Search Engine Performance Is Slipping
There are between 400 million and 800 million pages available on the publicly searchable World Wide Web. But based on the findings of a study conducted by the NEC Research Institute (www.neci.nj.nec.com), much of the content remains in a vast and uncharted ocean.
According to Steve Lawrence, a research scientist at NEC and co-author of the report, Accessibility of Information on the Web, it's a problem that will get worse before it gets better.
"The situation now [in terms of information availability] is much better than before the Web, but what is getting worse is the amount that you can physically search," Lawrence explains. "If search engines were comprehensive and really up to date, then that's going to help scientists be really up to date with research."

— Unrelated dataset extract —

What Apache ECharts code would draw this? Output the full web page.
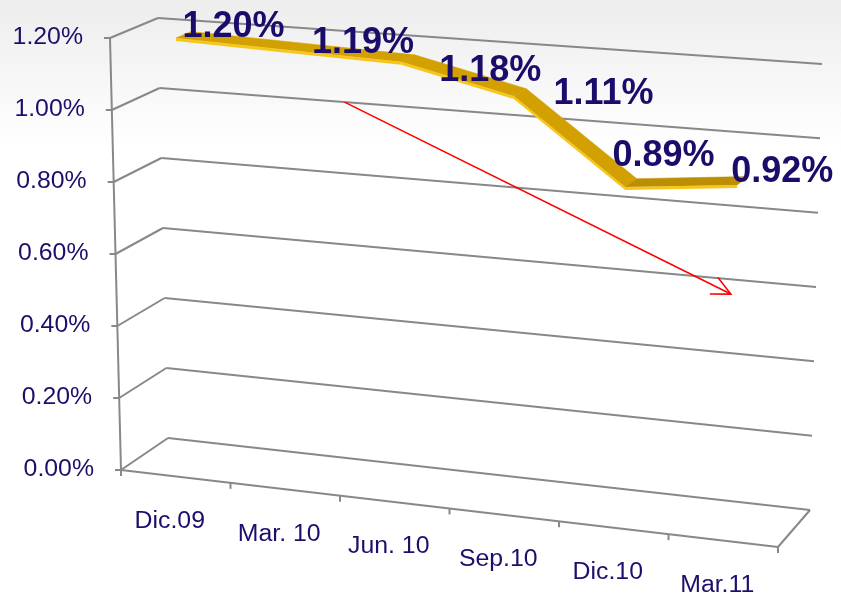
<!DOCTYPE html>
<html>
<head>
<meta charset="utf-8">
<title>Morosidad</title>
<script src="https://cdn.jsdelivr.net/npm/echarts@6/dist/echarts.min.js"></script>
<style>
  html, body { margin: 0; padding: 0; background: #fff; }
  #chart-container { width: 841px; height: 596px; }
</style>
</head>
<body>
<div id="chart-container"></div>
<script>
// ---------- data ----------
var categories = ['Dic.09', 'Mar. 10', 'Jun. 10', 'Sep.10', 'Dic.10', 'Mar.11'];
var values = [1.20, 1.19, 1.18, 1.11, 0.89, 0.92];
var valueLabels = ['1.20%', '1.19%', '1.18%', '1.11%', '0.89%', '0.92%'];
var yTicks = [0, 0.2, 0.4, 0.6, 0.8, 1.0, 1.2];
var yTickLabels = ['0.00%', '0.20%', '0.40%', '0.60%', '0.80%', '1.00%', '1.20%'];
// trend arrow, [category index, value]
var arrowFrom = [1.18, 1.00];
var arrowTo = [4.72, 0.56];

// ---------- 3D box layout ----------
// where the plot box lands on screen (front face and back wall)
var box = {
  front: { bl: [121, 470], br: [778, 547], tl: [110, 38], tr: [789, 88] },
  back:  { bl: [168, 438], br: [810, 510], tl: [158, 18], tr: [822, 64] }
};
// label nudges, Excel puts them a bit all over the place
var labelShift = [[52, -9], [69, -4], [84, 12], [85, 1], [34, -28], [41, -10]];

var navy = '#1b0f6b';
var gridColor = '#888888';
var ribbonFront = 0.2, ribbonBack = 0.52;

function lerp(a, b, k) {
  return [a[0] + (b[0] - a[0]) * k, a[1] + (b[1] - a[1]) * k];
}
function face(f, u, t) {
  return lerp(lerp(f.bl, f.br, u), lerp(f.tl, f.tr, u), t);
}
function project(u, t, d) {
  return lerp(face(box.front, u, t), face(box.back, u, t), d);
}

// category index + value -> hidden grid -> fractions -> 3D box point
function pt(params, api, idx, v, d) {
  var cs = params.coordSys;
  var x0 = api.coord([0, 0])[0];
  var step = api.coord([1, 0])[0] - x0;
  var u = (x0 + idx * step - cs.x) / cs.width;
  var t = (cs.y + cs.height - api.coord([0, v])[1]) / cs.height;
  return project(u, t, d);
}

function seg(a, b, color, width) {
  return {
    type: 'line',
    shape: { x1: a[0], y1: a[1], x2: b[0], y2: b[1] },
    style: { stroke: color, lineWidth: width || 2 }
  };
}

function txt(x, y, text, opt) {
  return {
    type: 'text',
    x: x, y: y,
    scaleX: opt.scaleX || 1,
    style: {
      text: text,
      fill: opt.color || navy,
      fontSize: opt.size,
      fontWeight: opt.weight || 'normal',
      fontFamily: '"Liberation Sans", Arial, sans-serif',
      align: opt.align || 'center',
      verticalAlign: 'middle'
    }
  };
}

// ---------- frame: walls, floor, axes, labels ----------
function renderFrame(params, api) {
  var kids = [];
  var left = -0.5, right = categories.length - 0.5;
  var top = yTicks[yTicks.length - 1];

  yTicks.forEach(function (v, i) {
    var f = pt(params, api, left, v, 0);
    var bl = pt(params, api, left, v, 1);
    var br = pt(params, api, right, v, 1);
    kids.push(seg(f, bl, gridColor));
    kids.push(seg(bl, br, gridColor));
    kids.push(seg([f[0] - 6, f[1]], f, gridColor));
    kids.push(txt(f[0] - 27, f[1], yTickLabels[i], { size: 23, align: 'right', scaleX: 1.08 }));
  });

  // vertical axis at the front
  kids.push(seg(pt(params, api, left, 0, 0), pt(params, api, left, top, 0), gridColor));
  // floor front and right edge
  var fl = pt(params, api, left, 0, 0), fr = pt(params, api, right, 0, 0);
  kids.push(seg(fl, fr, gridColor));
  kids.push(seg(fr, pt(params, api, right, 0, 1), gridColor));

  // category ticks and names
  for (var i = 0; i <= categories.length; i++) {
    var p = pt(params, api, i - 0.5, 0, 0);
    kids.push(seg(p, [p[0], p[1] + 6], gridColor));
  }
  categories.forEach(function (c, i) {
    var p = pt(params, api, i, 0, 0);
    kids.push(txt(p[0] - 6, p[1] + 45, c, { size: 23, scaleX: 1.08 }));
  });

  // trend arrow on the back wall
  var a = pt(params, api, arrowFrom[0], arrowFrom[1], 1);
  var b = pt(params, api, arrowTo[0], arrowTo[1], 1);
  var ang = Math.atan2(a[1] - b[1], a[0] - b[0]);
  var head = 21, spread = 26 * Math.PI / 180;
  kids.push(seg(a, b, '#ff0000', 1.6));
  kids.push({
    type: 'polyline',
    shape: { points: [
      [b[0] + head * Math.cos(ang + spread), b[1] + head * Math.sin(ang + spread)],
      b,
      [b[0] + head * Math.cos(ang - spread), b[1] + head * Math.sin(ang - spread)]
    ] },
    style: { stroke: '#ff0000', lineWidth: 1.6, fill: null }
  });

  return { type: 'group', children: kids };
}

// ---------- gold ribbon ----------
function renderRibbon(params, api) {
  var i = api.value(0);
  if (i >= values.length - 1) return null;
  var v0 = api.value(1), v1 = values[i + 1];
  var a0 = pt(params, api, i, v0, ribbonFront);
  var a1 = pt(params, api, i + 1, v1, ribbonFront);
  var b1 = pt(params, api, i + 1, v1, ribbonBack);
  var b0 = pt(params, api, i, v0, ribbonBack);
  var th = 3;
  return {
    type: 'group',
    children: [
      {
        type: 'polygon',
        shape: { points: [a0, a1, b1, b0] },
        style: { fill: v1 > v0 ? '#bb8e04' : '#d2a000', stroke: v1 > v0 ? '#bb8e04' : '#d2a000', lineWidth: 0.5 }
      },
      {
        type: 'polygon',
        shape: { points: [a0, a1, [a1[0], a1[1] + th], [a0[0], a0[1] + th]] },
        style: { fill: '#f6c61a' }
      }
    ]
  };
}

function renderValueLabel(params, api) {
  var i = api.value(0);
  var p = pt(params, api, i, api.value(1), 0.32);
  var s = labelShift[i];
  return txt(p[0] + s[0], p[1] + s[1], valueLabels[i], { size: 36, weight: 'bold', color: '#1a0c6b' });
}

var seriesData = values.map(function (v, i) { return [i, v]; });

var dom = document.getElementById('chart-container');
var myChart = echarts.init(dom, null, { renderer: 'canvas' });

var option = {
  animation: false,
  graphic: [{
    type: 'rect',
    z: -10,
    shape: { x: 0, y: 0, width: 841, height: 596 },
    style: {
      fill: new echarts.graphic.LinearGradient(0, 0, 0, 1, [
        { offset: 0, color: '#ededed' },
        { offset: 0.25, color: '#ffffff' },
        { offset: 1, color: '#ffffff' }
      ])
    }
  }],
  grid: { left: 0, right: 0, top: 0, bottom: 0 },
  xAxis: { type: 'category', data: categories, show: false },
  yAxis: { type: 'value', min: 0, max: 1.2, show: false },
  series: [
    { type: 'custom', z: 1, data: [[0, 0]], renderItem: renderFrame, silent: true },
    { type: 'custom', z: 2, data: seriesData, renderItem: renderRibbon, silent: true },
    { type: 'custom', z: 3, data: seriesData, renderItem: renderValueLabel, silent: true }
  ]
};

myChart.setOption(option);
window.addEventListener('resize', myChart.resize);
</script>
</body>
</html>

According to Lawrence's and co-author C. Lee Giles' findings, the Web's best overall search engine, Northern Light (www.northernlight.com), indexes about 16 percent of publicly searchable Web pages. Northern Light is followed closely by Snap (www.snap.com) at 15.5 percent and AltaVista search engine (www.altavista.com) at 15.3 percent. Even when search engine coverage was combined, the amount of untapped information was huge. The 11 search engines tested combined to provide a composite coverage of 42 percent of the publicly searchable Web.
The results, say Lawrence and Giles, represent a significant drop-off in search engine performance from earlier studies. A 1998 study published in Science magazine, Lawrence and Giles estimated that the top six search engines at the time --AltaVista, Excite (www.excite.com), HotBot (www.hotbot.com), InfoSeek (www.infoseek.com), Lycos (www.lycos.com) and Northern Light -- provided 60 percent composite coverage. The pair found that the top search engine alone provided about 33 percent coverage.
Lawrence explains that the size and complexity of the Web today makes it more difficult for search engine providers to adequately index the searchable Web. "There are a number of problems, and one is the technological issue of how much [search engines] can index with a reasonable amount of money [spent] on resources," he observes.
More importantly, Lawrence notes that search engine providers can often satisfy user search requests through a standard pool of cached query results. These pools eliminate the need for resource-consuming, comprehensive Web searches.
Advanced content descriptors such as HTML meta tags could help improve coverage, but Lawrence and Giles found these tags are used on only 34.2 percent of Web servers. Plus, many search engines don't take advantage of the content descriptions provided by meta tags. Web pages that are linked to and from other pages have the best chance of being catalogued by major search engines.
Lawrence concludes that the ever-advancing pace of information systems development may help in the future. "If computer resources continue to improve with the same rapid rate thus far, over a long period of time it's going to become easier to index a greater portion of the Web, and then the economic issues won't be such a decisive factor."